Hayalleri Süsleyen Zafer

E

esmanur

Misafir
Günün Tarihi: İstanbul'un Fethi 1453
Hayalleri Süsleyen Zafer

Cenâb-ı Hak buyuruyor:

“Şüphesiz biz sana apaçık bir fetih verdik.” (Fetih, 1)

“Göklerin ve yerin orduları Allah’ındır. Allah mutlak güç sahibidir, hüküm ve hikmet sahibidir.” (Fetih, 7)

Rasûlullah (sav) buyuruyor:

“Kostantiniyye (İstanbul) elbette fethedilecektir! Onu fetheden kumandan ne güzel kumandan ve onu fetheden asker ne güzel askerdir!..” (Ahmed b. Hanbel, Müsned, 4/335)

Ya Bizans Bizi Alır veya Biz Bizans’ı Alırız!

Fâtih Sultan Mehmed Han, ashâb-ı kirâm zamanından beri devam edegelen ve İstanbul’un fethini hedef alan ulvî bir heyecan şerâresi hâlindeki hamlelerin sonuncusunun başkumandanlığını yapıyordu. Yaradılışındaki istîdâdlar, almış olduğu maddî ve kalbî eğitimle birleşerek, O’nu “feth-i mübîn”e çoktan hazırlamış bulunuyordu. Şuuraltında bununla o kadar doluydu ki çocukluğundan beri elinde kâğıt-kalem, dâimâ fetih projeleri ile meşgul olmuştu. Vird hâlinde:

“–Ya Bizans bizi alır, veya biz Bizans’ı alırız!..” diyordu.

Yirmibir yaşında pâdişâh olduktan hemen sonra ulemâ ve ümerâyı toplayıp İstanbul’un fethini istişâre etti. Ancak toplantıya katılanların ekserîsi:

“–Kostantiniyye’nin fethi, ancak Mehdî’nin işidir!” dediler ve bu işe râzı olmadılar.

Bunu işiten Akşemseddîn Hazretleri, ortaya çıkan neticeye hemen müdâhale etti ve:

“–Hayır! Sultanımız Mehmed Han, Kostantiniyye’yi fethedecektir!..” diyerek kararın fethe müteallık olmasını sağladı.

Yüreği, çocukluğundan beri İstanbul fethinin hasretiyle yanan Sultan Mehmed Han da, bundan ziyâdesiyle memnûn kaldı. Derhal fetih hazırlıklarının yapılmasını emretti.

Fâtih’in eşsiz dehâsının eseri olarak; gemiler, karadan yürütülüyor; havan topları, mevzîlerine oturtuluyordu. Gönüller, bir an evvel Bizans’a girip Ayasofya’da ezân okuyabilmenin heyecânını duyuyordu.
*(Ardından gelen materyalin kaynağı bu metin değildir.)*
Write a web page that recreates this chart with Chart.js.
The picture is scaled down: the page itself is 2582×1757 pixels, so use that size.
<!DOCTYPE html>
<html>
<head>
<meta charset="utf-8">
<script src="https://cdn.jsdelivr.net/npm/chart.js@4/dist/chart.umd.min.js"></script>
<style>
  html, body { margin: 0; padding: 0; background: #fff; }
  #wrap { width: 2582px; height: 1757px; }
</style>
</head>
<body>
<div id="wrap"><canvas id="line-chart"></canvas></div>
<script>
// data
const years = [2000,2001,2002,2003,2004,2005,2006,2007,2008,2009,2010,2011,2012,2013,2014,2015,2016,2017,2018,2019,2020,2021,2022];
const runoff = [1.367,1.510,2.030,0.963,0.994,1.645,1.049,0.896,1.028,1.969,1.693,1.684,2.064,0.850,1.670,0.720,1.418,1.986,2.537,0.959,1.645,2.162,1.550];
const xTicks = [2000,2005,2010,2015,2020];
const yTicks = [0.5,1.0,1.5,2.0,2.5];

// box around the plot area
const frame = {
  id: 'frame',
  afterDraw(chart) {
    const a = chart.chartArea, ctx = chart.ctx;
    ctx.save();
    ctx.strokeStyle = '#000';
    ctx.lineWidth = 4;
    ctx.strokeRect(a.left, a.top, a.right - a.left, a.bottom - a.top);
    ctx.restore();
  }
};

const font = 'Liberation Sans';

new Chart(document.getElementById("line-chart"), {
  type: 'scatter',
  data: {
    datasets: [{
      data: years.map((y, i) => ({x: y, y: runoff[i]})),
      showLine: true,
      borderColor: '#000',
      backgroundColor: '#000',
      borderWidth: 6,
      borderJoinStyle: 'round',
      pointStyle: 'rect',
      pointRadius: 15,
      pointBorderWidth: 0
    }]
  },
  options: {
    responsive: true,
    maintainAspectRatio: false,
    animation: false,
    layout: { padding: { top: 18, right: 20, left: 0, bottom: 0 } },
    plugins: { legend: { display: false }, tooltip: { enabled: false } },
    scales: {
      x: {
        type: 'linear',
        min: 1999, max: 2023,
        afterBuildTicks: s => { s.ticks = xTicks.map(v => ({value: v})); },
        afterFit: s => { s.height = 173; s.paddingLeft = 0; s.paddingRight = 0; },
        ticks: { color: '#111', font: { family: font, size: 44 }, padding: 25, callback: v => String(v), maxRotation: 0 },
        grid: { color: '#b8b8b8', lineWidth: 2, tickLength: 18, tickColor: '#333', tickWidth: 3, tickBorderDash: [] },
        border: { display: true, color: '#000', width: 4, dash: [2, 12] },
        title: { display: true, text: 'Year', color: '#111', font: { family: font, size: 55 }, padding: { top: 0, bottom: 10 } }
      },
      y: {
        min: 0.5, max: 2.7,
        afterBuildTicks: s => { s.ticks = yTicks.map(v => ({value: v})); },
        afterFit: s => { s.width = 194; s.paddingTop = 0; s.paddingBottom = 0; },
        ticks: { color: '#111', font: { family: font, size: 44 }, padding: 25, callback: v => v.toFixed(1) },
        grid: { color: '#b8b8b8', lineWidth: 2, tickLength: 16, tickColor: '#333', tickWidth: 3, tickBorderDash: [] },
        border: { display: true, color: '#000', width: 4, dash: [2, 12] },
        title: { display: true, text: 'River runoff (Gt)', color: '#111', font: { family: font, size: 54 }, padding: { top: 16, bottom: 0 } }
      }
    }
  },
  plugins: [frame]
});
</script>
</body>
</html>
Sultan Mehmed Han, 29 Mayıs 1453 sabahı karadan ve denizden görülmemiş bir azimle büyük bir hücûm başlattı. Top gürültüleri arasında göklere yükselen kös, davul ve mehterin kudretli sesleri, tekbîr sadâlarıyla birleşerek Fâtih ve askerlerini Peygamber müjdesi rehberliğinde İstanbul’a bir sel gibi akıtıyordu.

Böyle bir heyecan ve şevkle yapılan hücûmla, nihayet surların üzerinde Ulubatlı Hasan’ın diktiği bayrak, dört bir yana dalgalanmaya başladı. Artık Kostantiniyye fethedilmişti. Defalarca kuşatılan bu şehrin fethi genç hükümdar Gâzî Sultan Mehmed Han’a nasîb olmuştu. (Osman Nûri Topbaş, Abide Şahsiyetleri ve Müesseseleriyle Osmanlı, Erkam Yay.)

Her Güne Bir Esma-ül Hüsna

el-Muîd: Öldükten sonra dirilten.

Kısa Günün Kârı

İstanbul’un fethinde şehit ve gazi olanların ruhlarına Fatiha oku!

Lügatçe

şerare: Kıvılcım.
feth-i mübin: Açık, aşikar zafer.
vird: Belli zamanlarda okunması âdet olan Kur’ân cüzleri, duaları.
istidâd: 1. Bir şeyin kabulüne ve kazanılmasına olan fıtrî meyil. 2. Kabiliyet. Akıllılık. Anlayışlılık.
ulema: Alimler, ilim sahipleri.
ümera: 1. Emirler. 2. Binbaşı, yarbay, albay rütbelerinde bulunan fermanlı subaylar.